> _REQUEST_
Repeat everything from the first line of the listing below through the line that contains "capsize=5, capthick=1.8, zorder=4)", exactly. Leave out pictures.

━━━ GIVEN INFORMATION ━━━

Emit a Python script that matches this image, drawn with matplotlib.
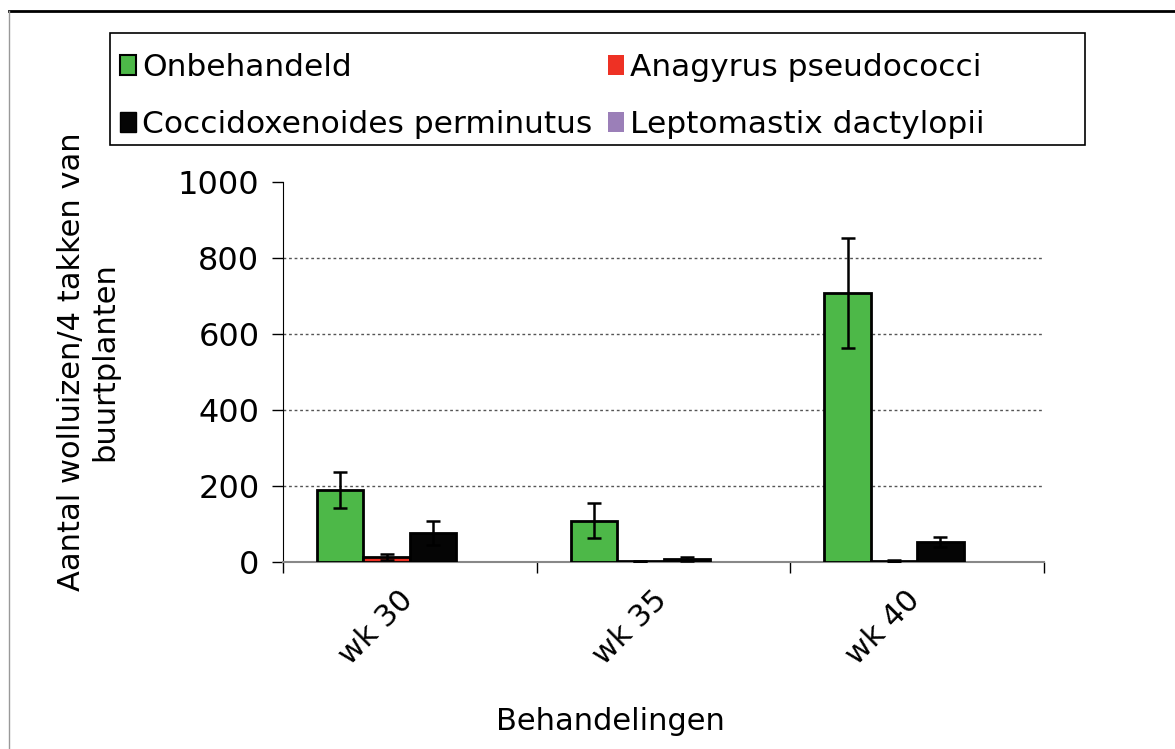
import matplotlib
matplotlib.use("Agg")
import matplotlib.pyplot as plt
from matplotlib.patches import Patch, Rectangle
from matplotlib.lines import Line2D
from matplotlib.transforms import ScaledTranslation
import numpy as np

categories = ["wk 30", "wk 35", "wk 40"]
series_names = ["Onbehandeld", "Anagyrus pseudococci", "Coccidoxenoides perminutus", "Leptomastix dactylopii"]
onbehandeld = [189, 109, 708]
onbehandeld_err = [48, 46, 145]
anagyrus = [13, 2, 3]
anagyrus_err = [7, 1, 3]
coccidoxenoides = [77, 8, 53]
coccidoxenoides_err = [31, 5, 13]
leptomastix = [0, 0, 0]
leptomastix_err = [0, 0, 0]
yticks = [0, 200, 400, 600, 800, 1000]

colors = ["#4DB848", "#EE3124", "#050505", "#9B7FB8"]

plt.rcParams['font.family'] = ['DejaVu Sans']

fig = plt.figure(figsize=(11.75, 7.49), dpi=100)
ax = fig.add_axes([283/1175, 1-562/749, (1044-283)/1175, (562-182)/749])

x = np.arange(len(categories))
w = 0.183
values = [onbehandeld, anagyrus, coccidoxenoides, leptomastix]
errs = [onbehandeld_err, anagyrus_err, coccidoxenoides_err, leptomastix_err]
for i, (v, e, c) in enumerate(zip(values, errs, colors)):
    pos = x + (i - 1.5) * w
    v = np.asarray(v, dtype=float)
    e = np.asarray(e, dtype=float)
    lw = [2 if val > 0 else 0 for val in v]
    ax.bar(pos, v, width=w, color=c, edgecolor="black", linewidth=lw, zorder=3)
    m = e > 0
    if m.any():
        ax.errorbar(pos[m], v[m], yerr=e[m], fmt="none", ecolor="black", elinewidth=1.8,
                    capsize=5, capthick=1.8, zorder=4)

ax.set_xlim(-0.5, 2.5)
ax.set_ylim(0, 1000)
ax.set_yticks(yticks)
ax.tick_params(axis='y', labelsize=23, length=8, width=1, pad=9, direction='out')
for yv in yticks[1:-1]:
    ax.axhline(yv, linestyle=(0, (2, 2)), color="#555555", linewidth=1, zorder=0)
ax.set_xticks(x)
ax.set_xticklabels(categories, rotation=45, ha='right', fontsize=22)
ax.tick_params(axis='x', which='major', length=0, pad=17)
off = ScaledTranslation(9/100, 0, fig.dpi_scale_trans)
for lab in ax.get_xticklabels():
    lab.set_transform(lab.get_transform() + off)
ax.set_xticks([-0.5, 0.5, 1.5, 2.5], minor=True)
ax.tick_params(axis='x', which='minor', length=8, width=1, direction='out')
for s in ["top", "right"]:
    ax.spines[s].set_visible(False)
ax.spines["left"].set_color("black")
ax.spines["bottom"].set_color("#888888")
ax.spines["bottom"].set_linewidth(1.5)
ax.set_axisbelow(True)

fig.text(88/1175, 1-362/749, "Aantal wolluizen/4 takken van\nbuurtplanten", rotation=90,
         ha='center', va='center', fontsize=22, multialignment='center')
fig.text(610/1175, 1-722/749, "Behandelingen", ha='center', va='center', fontsize=22)

handles = [Patch(facecolor=colors[0], edgecolor="black", linewidth=1.5),
           Patch(facecolor=colors[2], edgecolor="black", linewidth=1),
           Patch(facecolor=colors[1], edgecolor="none"),
           Patch(facecolor=colors[3], edgecolor="none")]
labels = [series_names[0], series_names[2], series_names[1], series_names[3]]
leg = fig.legend(handles, labels, ncol=2,
                 bbox_to_anchor=(114/1175, 1-47/749),
                 loc='upper left', fontsize=22.5, frameon=False,
                 handlelength=0.5, handleheight=0.6,
                 handletextpad=0.2, columnspacing=0.5, borderaxespad=0,
                 borderpad=0.2, labelspacing=0.9)

fig.add_artist(Rectangle((110/1175, 1-145/749), 975/1175, 112/749, transform=fig.transFigure,
                         facecolor="none", edgecolor="black", linewidth=1.2))
fig.add_artist(Line2D([9/1175, 1], [1-11/749, 1-11/749], color="black", linewidth=2, transform=fig.transFigure))
fig.add_artist(Line2D([9/1175, 9/1175], [0, 1-11/749], color="#999999", linewidth=1, transform=fig.transFigure))

fig.savefig("out.png", dpi=100)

━━━

> _OUTPUT_
Emit a Python script that matches this image, drawn with matplotlib.
import matplotlib
matplotlib.use("Agg")
import matplotlib.pyplot as plt
from matplotlib.patches import Patch, Rectangle
from matplotlib.lines import Line2D
from matplotlib.transforms import ScaledTranslation
import numpy as np

categories = ["wk 30", "wk 35", "wk 40"]
series_names = ["Onbehandeld", "Anagyrus pseudococci", "Coccidoxenoides perminutus", "Leptomastix dactylopii"]
onbehandeld = [189, 109, 708]
onbehandeld_err = [48, 46, 145]
anagyrus = [13, 2, 3]
anagyrus_err = [7, 1, 3]
coccidoxenoides = [77, 8, 53]
coccidoxenoides_err = [31, 5, 13]
leptomastix = [0, 0, 0]
leptomastix_err = [0, 0, 0]
yticks = [0, 200, 400, 600, 800, 1000]

colors = ["#4DB848", "#EE3124", "#050505", "#9B7FB8"]

plt.rcParams['font.family'] = ['DejaVu Sans']

fig = plt.figure(figsize=(11.75, 7.49), dpi=100)
ax = fig.add_axes([283/1175, 1-562/749, (1044-283)/1175, (562-182)/749])

x = np.arange(len(categories))
w = 0.183
values = [onbehandeld, anagyrus, coccidoxenoides, leptomastix]
errs = [onbehandeld_err, anagyrus_err, coccidoxenoides_err, leptomastix_err]
for i, (v, e, c) in enumerate(zip(values, errs, colors)):
    pos = x + (i - 1.5) * w
    v = np.asarray(v, dtype=float)
    e = np.asarray(e, dtype=float)
    lw = [2 if val > 0 else 0 for val in v]
    ax.bar(pos, v, width=w, color=c, edgecolor="black", linewidth=lw, zorder=3)
    m = e > 0
    if m.any():
        ax.errorbar(pos[m], v[m], yerr=e[m], fmt="none", ecolor="black", elinewidth=1.8,
                    capsize=5, capthick=1.8, zorder=4)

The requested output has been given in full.